Problem description -> Retype only the lines running from the line that contains "What TikZ code" to the line that contains "(t) at (605,376)", inclusive, and leave the pictures behind.

Material for this task ->
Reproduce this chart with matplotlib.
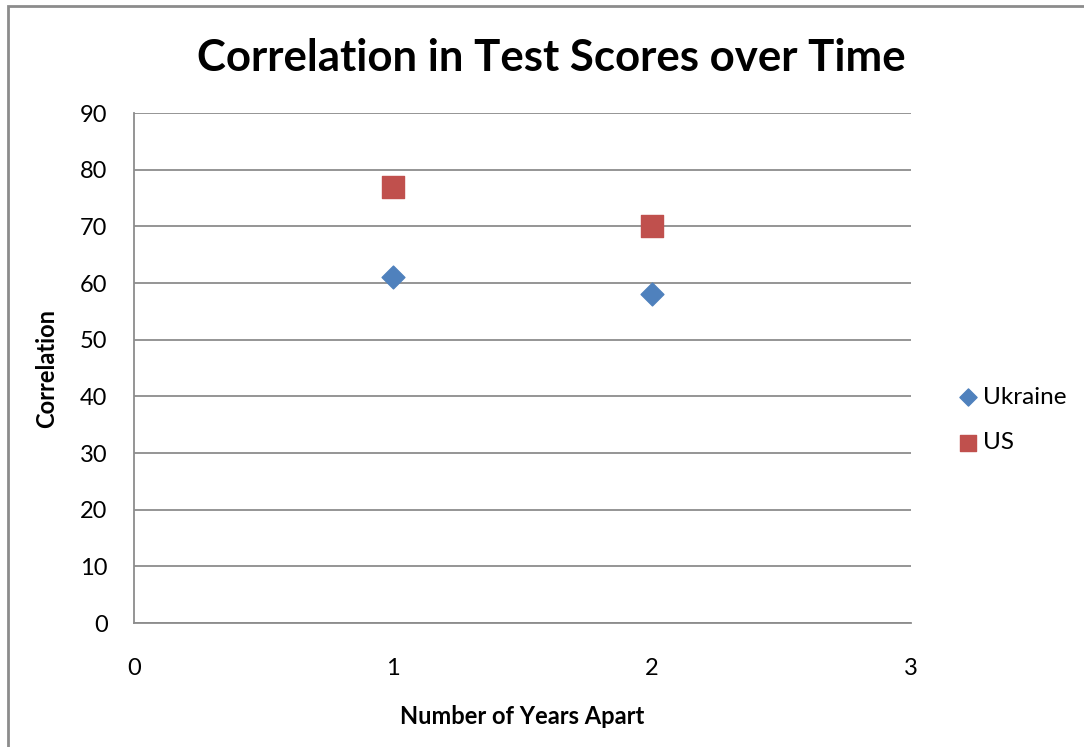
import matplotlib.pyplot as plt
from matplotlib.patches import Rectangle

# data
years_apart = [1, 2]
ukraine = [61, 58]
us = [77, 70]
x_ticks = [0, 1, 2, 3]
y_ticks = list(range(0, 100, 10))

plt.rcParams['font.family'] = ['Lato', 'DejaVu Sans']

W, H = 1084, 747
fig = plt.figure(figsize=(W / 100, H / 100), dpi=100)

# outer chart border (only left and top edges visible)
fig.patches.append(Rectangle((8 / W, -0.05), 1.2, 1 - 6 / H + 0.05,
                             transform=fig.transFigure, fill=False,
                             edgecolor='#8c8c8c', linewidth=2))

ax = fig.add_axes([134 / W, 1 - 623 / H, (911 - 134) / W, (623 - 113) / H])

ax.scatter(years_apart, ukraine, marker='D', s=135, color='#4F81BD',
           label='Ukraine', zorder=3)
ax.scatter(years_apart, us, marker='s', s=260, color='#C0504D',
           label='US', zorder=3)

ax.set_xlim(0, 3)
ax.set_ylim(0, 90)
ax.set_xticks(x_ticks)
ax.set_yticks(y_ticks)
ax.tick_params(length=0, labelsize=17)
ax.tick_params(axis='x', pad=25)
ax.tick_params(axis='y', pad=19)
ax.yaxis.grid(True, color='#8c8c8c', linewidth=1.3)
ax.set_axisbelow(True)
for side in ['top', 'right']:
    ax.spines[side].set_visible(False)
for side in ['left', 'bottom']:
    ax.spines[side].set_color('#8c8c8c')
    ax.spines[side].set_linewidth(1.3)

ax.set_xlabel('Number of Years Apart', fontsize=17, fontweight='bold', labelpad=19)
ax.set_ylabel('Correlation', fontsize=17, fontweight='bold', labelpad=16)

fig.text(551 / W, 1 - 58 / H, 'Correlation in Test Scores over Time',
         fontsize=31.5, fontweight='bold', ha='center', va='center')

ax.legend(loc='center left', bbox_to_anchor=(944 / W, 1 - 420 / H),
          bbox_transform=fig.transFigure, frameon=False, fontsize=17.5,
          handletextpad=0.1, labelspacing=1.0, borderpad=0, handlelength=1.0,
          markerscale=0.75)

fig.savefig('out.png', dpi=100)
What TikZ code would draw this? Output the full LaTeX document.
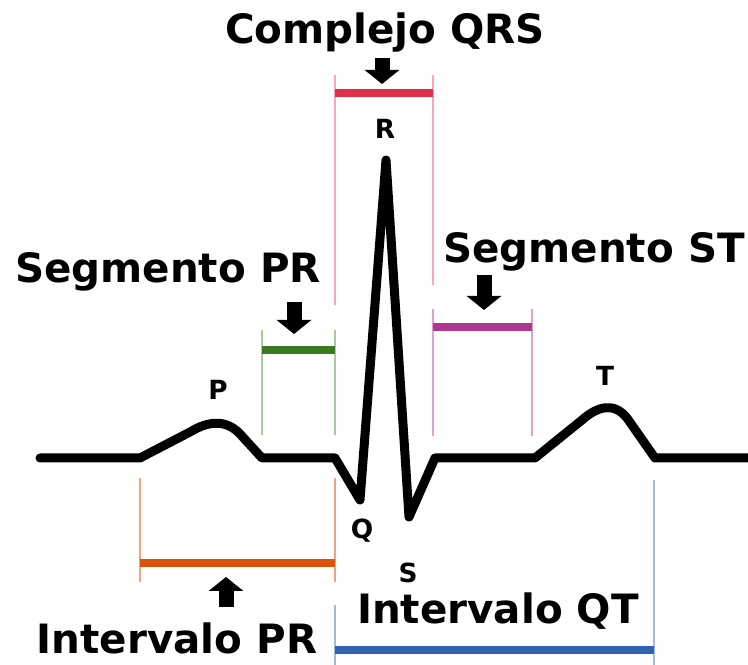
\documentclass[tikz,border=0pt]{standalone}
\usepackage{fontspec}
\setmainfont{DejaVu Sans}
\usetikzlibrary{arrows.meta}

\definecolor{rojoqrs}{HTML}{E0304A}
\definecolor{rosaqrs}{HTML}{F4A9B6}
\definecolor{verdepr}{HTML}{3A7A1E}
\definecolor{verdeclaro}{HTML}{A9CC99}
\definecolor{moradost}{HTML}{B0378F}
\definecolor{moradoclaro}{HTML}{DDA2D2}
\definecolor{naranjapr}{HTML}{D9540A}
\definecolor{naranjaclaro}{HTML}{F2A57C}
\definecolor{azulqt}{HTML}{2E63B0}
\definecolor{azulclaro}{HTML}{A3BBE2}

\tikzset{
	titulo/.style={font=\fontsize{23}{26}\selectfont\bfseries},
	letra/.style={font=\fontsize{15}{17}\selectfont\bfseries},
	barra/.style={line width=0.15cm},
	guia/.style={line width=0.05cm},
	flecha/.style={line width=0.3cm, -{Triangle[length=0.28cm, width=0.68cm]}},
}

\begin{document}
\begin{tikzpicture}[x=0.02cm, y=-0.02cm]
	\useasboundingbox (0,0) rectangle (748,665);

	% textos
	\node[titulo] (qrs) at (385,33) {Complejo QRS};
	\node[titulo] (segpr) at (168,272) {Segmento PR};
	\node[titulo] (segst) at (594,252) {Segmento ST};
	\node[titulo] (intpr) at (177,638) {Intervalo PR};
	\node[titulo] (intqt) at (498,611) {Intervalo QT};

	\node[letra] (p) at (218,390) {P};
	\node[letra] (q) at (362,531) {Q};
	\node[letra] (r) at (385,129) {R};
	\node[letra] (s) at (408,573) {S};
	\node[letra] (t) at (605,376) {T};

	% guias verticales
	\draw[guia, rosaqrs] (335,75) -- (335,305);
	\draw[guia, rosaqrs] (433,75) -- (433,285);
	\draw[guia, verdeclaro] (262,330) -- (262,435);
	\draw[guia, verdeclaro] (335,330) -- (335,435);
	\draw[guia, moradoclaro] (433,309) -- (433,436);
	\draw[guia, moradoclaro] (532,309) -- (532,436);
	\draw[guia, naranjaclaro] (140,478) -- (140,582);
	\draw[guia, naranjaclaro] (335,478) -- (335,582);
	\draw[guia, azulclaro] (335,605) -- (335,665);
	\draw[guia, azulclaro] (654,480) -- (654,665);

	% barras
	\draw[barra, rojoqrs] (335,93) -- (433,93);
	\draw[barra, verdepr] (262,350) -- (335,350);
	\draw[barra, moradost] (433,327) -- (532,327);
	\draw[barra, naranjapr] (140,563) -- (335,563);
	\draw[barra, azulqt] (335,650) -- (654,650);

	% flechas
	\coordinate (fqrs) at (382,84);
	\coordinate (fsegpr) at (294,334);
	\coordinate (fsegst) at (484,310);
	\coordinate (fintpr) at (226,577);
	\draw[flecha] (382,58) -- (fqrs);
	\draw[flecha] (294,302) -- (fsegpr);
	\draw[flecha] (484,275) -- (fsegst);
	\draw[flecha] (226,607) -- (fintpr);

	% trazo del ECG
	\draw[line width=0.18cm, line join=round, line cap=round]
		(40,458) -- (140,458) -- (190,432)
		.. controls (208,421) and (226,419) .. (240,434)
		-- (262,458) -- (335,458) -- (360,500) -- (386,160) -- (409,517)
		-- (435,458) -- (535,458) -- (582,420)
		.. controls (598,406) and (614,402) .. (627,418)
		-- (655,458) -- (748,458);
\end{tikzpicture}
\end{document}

The response ->
What TikZ code would draw this? Output the full LaTeX document.
\documentclass[tikz,border=0pt]{standalone}
\usepackage{fontspec}
\setmainfont{DejaVu Sans}
\usetikzlibrary{arrows.meta}

\definecolor{rojoqrs}{HTML}{E0304A}
\definecolor{rosaqrs}{HTML}{F4A9B6}
\definecolor{verdepr}{HTML}{3A7A1E}
\definecolor{verdeclaro}{HTML}{A9CC99}
\definecolor{moradost}{HTML}{B0378F}
\definecolor{moradoclaro}{HTML}{DDA2D2}
\definecolor{naranjapr}{HTML}{D9540A}
\definecolor{naranjaclaro}{HTML}{F2A57C}
\definecolor{azulqt}{HTML}{2E63B0}
\definecolor{azulclaro}{HTML}{A3BBE2}

\tikzset{
	titulo/.style={font=\fontsize{23}{26}\selectfont\bfseries},
	letra/.style={font=\fontsize{15}{17}\selectfont\bfseries},
	barra/.style={line width=0.15cm},
	guia/.style={line width=0.05cm},
	flecha/.style={line width=0.3cm, -{Triangle[length=0.28cm, width=0.68cm]}},
}

\begin{document}
\begin{tikzpicture}[x=0.02cm, y=-0.02cm]
	\useasboundingbox (0,0) rectangle (748,665);

	% textos
	\node[titulo] (qrs) at (385,33) {Complejo QRS};
	\node[titulo] (segpr) at (168,272) {Segmento PR};
	\node[titulo] (segst) at (594,252) {Segmento ST};
	\node[titulo] (intpr) at (177,638) {Intervalo PR};
	\node[titulo] (intqt) at (498,611) {Intervalo QT};

	\node[letra] (p) at (218,390) {P};
	\node[letra] (q) at (362,531) {Q};
	\node[letra] (r) at (385,129) {R};
	\node[letra] (s) at (408,573) {S};
	\node[letra] (t) at (605,376) {T};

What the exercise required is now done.